Basically, yes it is. When you get it right glue or screw a little stop block on the base of your grinder (or edge of shelf, anywhere convenient) so you get exactly the same protrusion every time you grind. Asssuming you alter nothing anywhere else you'll grind perfectly in one pass. You can use different stops for different gouges. I use Sorby 447s and it takes about 20 seconds to put a perfect grind on a spindle gouge, and wastes not much more than a few thou of steel.
 
I know this is a fairly old thread, but..
Having made something functionally similar, I'm looking for advice on how to set this up. There are four variables, as I see it: the length of gouge protruding through the jig, the angle of the "stick" to the jig, the position of the sliding bar support, and the length of the stick (granted - this ceases to be a variable at some point in the build process).
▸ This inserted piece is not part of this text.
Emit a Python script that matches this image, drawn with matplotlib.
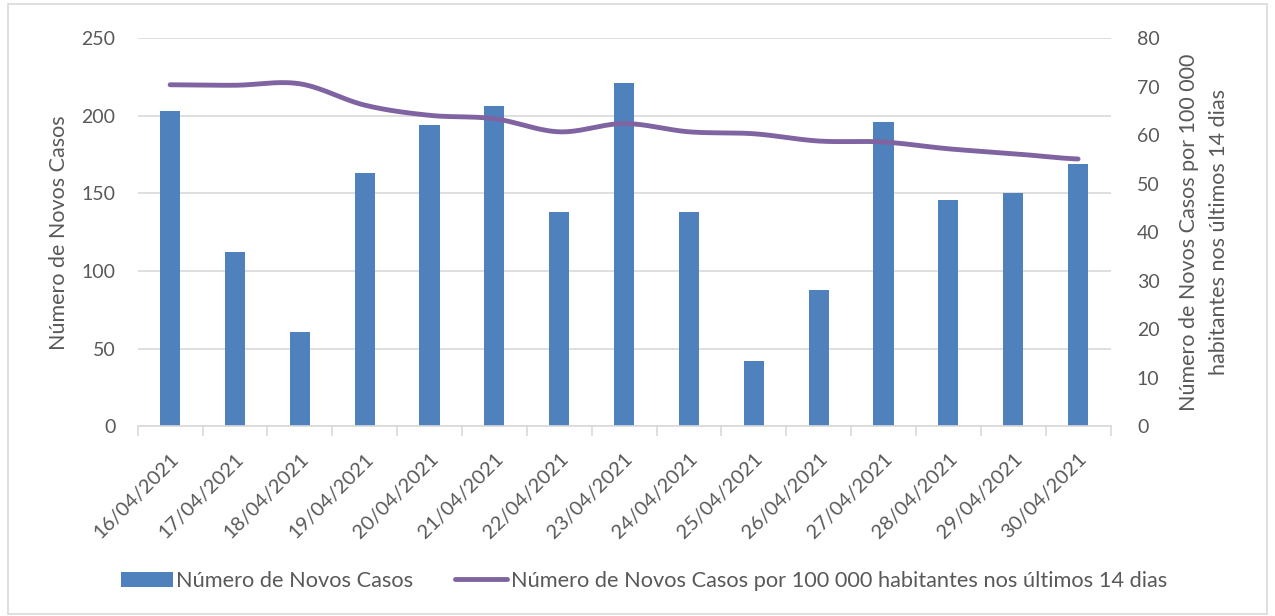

How do I go about finding a configuration that works for my gouge? Is it just trial and error? I do hope not..
Yes, you have got it right, there are 4 variables. Unless you know what you want the end result to look like, stick to the angle already ground on the gouge.
Some set ups eg Sorby, Tormek etc. have a fixed distance between the jig & the wheel/belt.
Perhaps this Tormek guide will help.
 

Attachments

  • Tormek - Gouge Jig SVD-186.pdf
    6.2 MB
Yes, you have got it right, there are 4 variables. Unless you know what you want the end result to look like, stick to the angle already ground on the gouge.
Some set ups eg Sorby, Tormek etc. have a fixed distance between the jig & the wheel/belt.
Perhaps this Tormek guide will help.
Thanks, although the thing I made is obviously slightly different, I will take a look at the Tormek guide, as no doubt some of the principles will still apply.